--- REQUEST ---
Copy everything in the listing below word for word, apart from any images.
>> start DATA EXCERPT
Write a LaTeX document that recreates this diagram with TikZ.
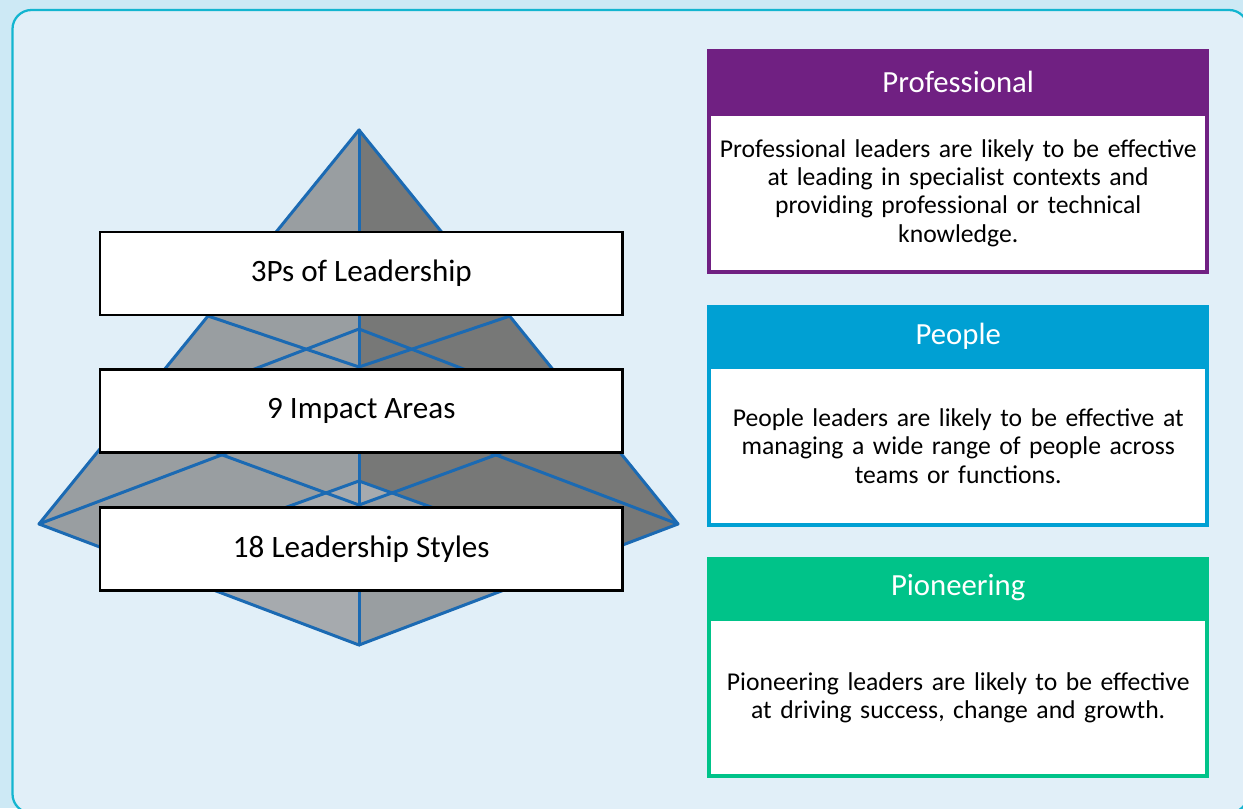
\documentclass[tikz,border=0pt]{standalone}
\usepackage{fontspec}
\setmainfont{Carlito}
\definecolor{bgout}{HTML}{CDE9F5}
\definecolor{bgin}{HTML}{E1EFF8}
\definecolor{framec}{HTML}{13B5D0}
\definecolor{gmed}{HTML}{999EA1}
\definecolor{gdark}{HTML}{777877}
\definecolor{glight}{HTML}{A6AAAE}
\definecolor{pline}{HTML}{1B6AB3}
\definecolor{cpurple}{HTML}{702082}
\definecolor{ccyan}{HTML}{00A0D3}
\definecolor{cgreen}{HTML}{00C389}
\tikzset{
  pline/.style={draw=pline, line width=0.06cm, line join=round, line cap=round},
  pbox/.style={draw=black, fill=white, line width=0.055cm, minimum width=10.45cm, minimum height=1.66cm, inner sep=0pt,
    font=\fontsize{17.7pt}{20pt}\selectfont},
  hdr/.style={fill=#1, minimum width=10.034cm, minimum height=1.28cm, inner sep=0pt, text=white,
    font=\fontsize{17.5pt}{20pt}\selectfont},
  bodybox/.style={draw=#1, fill=white, line width=0.08cm, minimum width=9.954cm, inner sep=0pt,
    align=center, text width=9.9cm, font=\fontsize{14.6pt}{16.1pt}\selectfont},
}
\begin{document}
\begin{tikzpicture}[x=0.02cm,y=-0.02cm]
\useasboundingbox (0,0) rectangle (1243,808);
\begin{scope}
\clip (0,0) rectangle (1243,808);
\fill[bgout] (0,0) rectangle (1243,808);
\draw[framec, fill=bgin, line width=0.045cm, rounded corners=0.38cm] (12.5,10) rectangle (1248,813);
\end{scope}

% pyramid faces
\coordinate (A) at (359,130);
\coordinate (L) at (39,524);
\coordinate (R) at (678,524);
\coordinate (F) at (359,645);
\coordinate (Bk) at (359,403);
\fill[gmed] (A) -- (L) -- (F) -- cycle;
\fill[gdark] (A) -- (F) -- (R) -- cycle;
\fill[glight] (359,481) -- (140,560) -- (F) -- cycle;
\fill[glight] (359,481) -- (392.2,492.9) -- (359,505) -- cycle;
\fill[gmed] (392.2,492.9) -- (578,560) -- (F) -- (359,505) -- cycle;

% pyramid lines
\draw[pline] (L) -- (A) -- (R);
\draw[pline] (A) -- (F);
\draw[pline] (L) -- (F) -- (R);
\draw[pline] (L) -- (Bk) -- (R);
\draw[pline] (208,316) -- (359,367) -- (510,316);
\draw[pline] (124,419) -- (359,329) -- (594,419);
\draw[pline] (124,419) -- (359,505) -- (594,419);
\draw[pline] (140,560) -- (359,481) -- (578,560);

% pyramid boxes
\node[pbox] (b1) at (361.3,273.5) {3Ps of Leadership};
\node[pbox] (b2) at (361.3,411) {9 Impact Areas};
\node[pbox] (b3) at (361.3,549) {18 Leadership Styles};

% right boxes
\node[bodybox=cpurple, minimum height=3.16cm] (t1) at (958.2,193)
  {Professional leaders are likely to be effective\\at leading in specialist contexts and\\providing professional or technical\\knowledge.};
\node[hdr=cpurple, minimum height=1.314cm] (h1) at (958.2,82.2) {Professional};

\node[bodybox=ccyan, minimum height=3.16cm] (t2) at (958.2,446)
  {People leaders are likely to be effective at\\managing a wide range of people across\\teams or functions.};
\node[hdr=ccyan, minimum height=1.24cm] (h2) at (958.2,336) {People};

\node[bodybox=cgreen, minimum height=3.14cm] (t3) at (958.2,697.5)
  {Pioneering leaders are likely to be effective\\at driving success, change and growth.};
\node[hdr=cgreen, minimum height=1.24cm] (h3) at (958.2,588) {Pioneering};
\end{tikzpicture}
\end{document}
>> end DATA EXCERPT
--- SOLVED PROBLEM ---
Write a LaTeX document that recreates this diagram with TikZ.
\documentclass[tikz,border=0pt]{standalone}
\usepackage{fontspec}
\setmainfont{Carlito}
\definecolor{bgout}{HTML}{CDE9F5}
\definecolor{bgin}{HTML}{E1EFF8}
\definecolor{framec}{HTML}{13B5D0}
\definecolor{gmed}{HTML}{999EA1}
\definecolor{gdark}{HTML}{777877}
\definecolor{glight}{HTML}{A6AAAE}
\definecolor{pline}{HTML}{1B6AB3}
\definecolor{cpurple}{HTML}{702082}
\definecolor{ccyan}{HTML}{00A0D3}
\definecolor{cgreen}{HTML}{00C389}
\tikzset{
  pline/.style={draw=pline, line width=0.06cm, line join=round, line cap=round},
  pbox/.style={draw=black, fill=white, line width=0.055cm, minimum width=10.45cm, minimum height=1.66cm, inner sep=0pt,
    font=\fontsize{17.7pt}{20pt}\selectfont},
  hdr/.style={fill=#1, minimum width=10.034cm, minimum height=1.28cm, inner sep=0pt, text=white,
    font=\fontsize{17.5pt}{20pt}\selectfont},
  bodybox/.style={draw=#1, fill=white, line width=0.08cm, minimum width=9.954cm, inner sep=0pt,
    align=center, text width=9.9cm, font=\fontsize{14.6pt}{16.1pt}\selectfont},
}
\begin{document}
\begin{tikzpicture}[x=0.02cm,y=-0.02cm]
\useasboundingbox (0,0) rectangle (1243,808);
\begin{scope}
\clip (0,0) rectangle (1243,808);
\fill[bgout] (0,0) rectangle (1243,808);
\draw[framec, fill=bgin, line width=0.045cm, rounded corners=0.38cm] (12.5,10) rectangle (1248,813);
\end{scope}

% pyramid faces
\coordinate (A) at (359,130);
\coordinate (L) at (39,524);
\coordinate (R) at (678,524);
\coordinate (F) at (359,645);
\coordinate (Bk) at (359,403);
\fill[gmed] (A) -- (L) -- (F) -- cycle;
\fill[gdark] (A) -- (F) -- (R) -- cycle;
\fill[glight] (359,481) -- (140,560) -- (F) -- cycle;
\fill[glight] (359,481) -- (392.2,492.9) -- (359,505) -- cycle;
\fill[gmed] (392.2,492.9) -- (578,560) -- (F) -- (359,505) -- cycle;

% pyramid lines
\draw[pline] (L) -- (A) -- (R);
\draw[pline] (A) -- (F);
\draw[pline] (L) -- (F) -- (R);
\draw[pline] (L) -- (Bk) -- (R);
\draw[pline] (208,316) -- (359,367) -- (510,316);
\draw[pline] (124,419) -- (359,329) -- (594,419);
\draw[pline] (124,419) -- (359,505) -- (594,419);
\draw[pline] (140,560) -- (359,481) -- (578,560);

% pyramid boxes
\node[pbox] (b1) at (361.3,273.5) {3Ps of Leadership};
\node[pbox] (b2) at (361.3,411) {9 Impact Areas};
\node[pbox] (b3) at (361.3,549) {18 Leadership Styles};

% right boxes
\node[bodybox=cpurple, minimum height=3.16cm] (t1) at (958.2,193)
  {Professional leaders are likely to be effective\\at leading in specialist contexts and\\providing professional or technical\\knowledge.};
\node[hdr=cpurple, minimum height=1.314cm] (h1) at (958.2,82.2) {Professional};

\node[bodybox=ccyan, minimum height=3.16cm] (t2) at (958.2,446)
  {People leaders are likely to be effective at\\managing a wide range of people across\\teams or functions.};
\node[hdr=ccyan, minimum height=1.24cm] (h2) at (958.2,336) {People};

\node[bodybox=cgreen, minimum height=3.14cm] (t3) at (958.2,697.5)
  {Pioneering leaders are likely to be effective\\at driving success, change and growth.};
\node[hdr=cgreen, minimum height=1.24cm] (h3) at (958.2,588) {Pioneering};
\end{tikzpicture}
\end{document}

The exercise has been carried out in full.